Beyonce decided that as she can't hold a tune together she would wear as little as possible and shout, making people think she has some talent, this of course was taken up by other people such as Katy Perry and other annoyances.

And lastly we have Mariah Carey, why use one note when twelvty can do. The queen of annoying warblers who completely wrecked Without You, so many other male and female artists have decided to copy her and warble like a demented budgie who has just overdosed on some alchohol soaked millet. 

There are still some good bands and artists out there that can actually sing and produce good music with having to add the word explicit to their track to encourage sales. I have just looked at the UK top 40 and to be fair, it's not easy to spot anyone in that list but there must be.

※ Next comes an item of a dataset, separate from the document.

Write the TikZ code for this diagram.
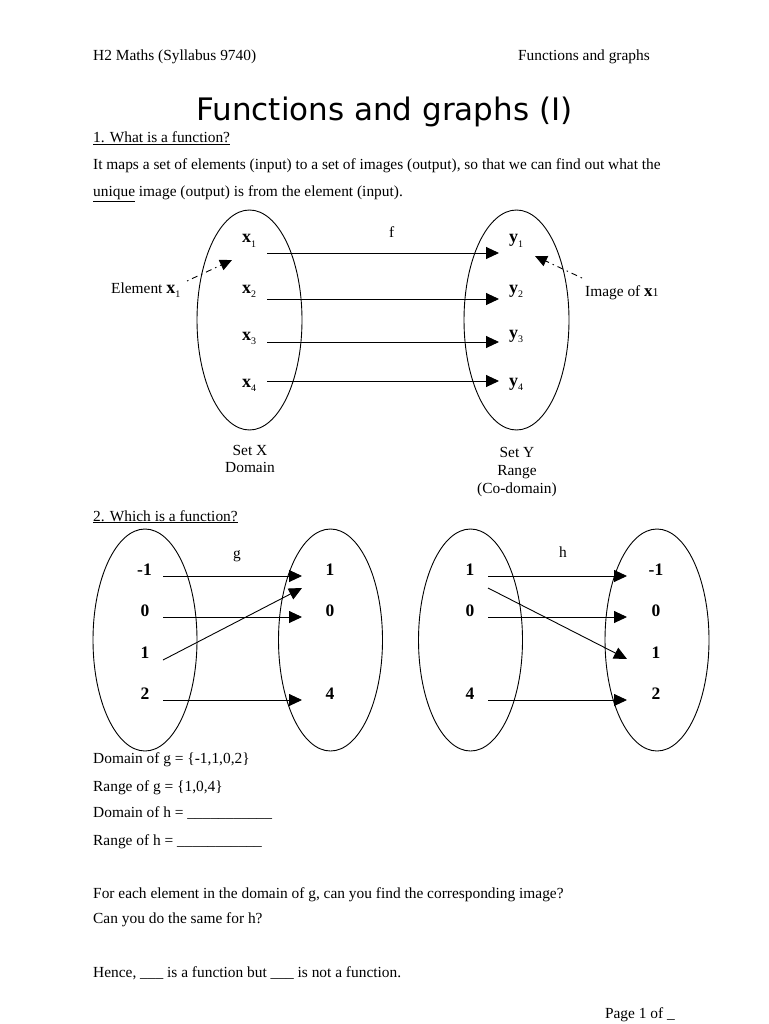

I really do wish the world would go back to proper music where people were musicians, where they could sing and you could understand things, where the word ask is pronounced as ask and not aks.

And so, I have a musical venture in mind, I want to get a group of musicians together who are now suffering from an ailment that comes from sitting on cold walls for too longs and having a diet too low in fibre. I'm basing the concept on a George Harrison idea, the name of the band will be...

The Travelling Dangleberries

Some of the tracks will be reworkings of the original bands hits such as.

The Dangleberry Twist, referring to the movement carried out to help release.

Handle With Care, referring to the delicate cleaning carried out following release.

Inside Out, an accident that can happen due to too much pushing.

Heading For The Light, the tale of the journey of a motion from it's beginning to it's emergence.

Like A Ship, what happens when bran starts working.

You Took My Breath Away, the happy outcome of a successful motion.

And lastly a rework of the Pink Floyd classic, The Dogs of War, this track will be the title track of the new album.

The Grapes of Wrath by the Travelling Dangleberries.


See what happens when I've had too much wine.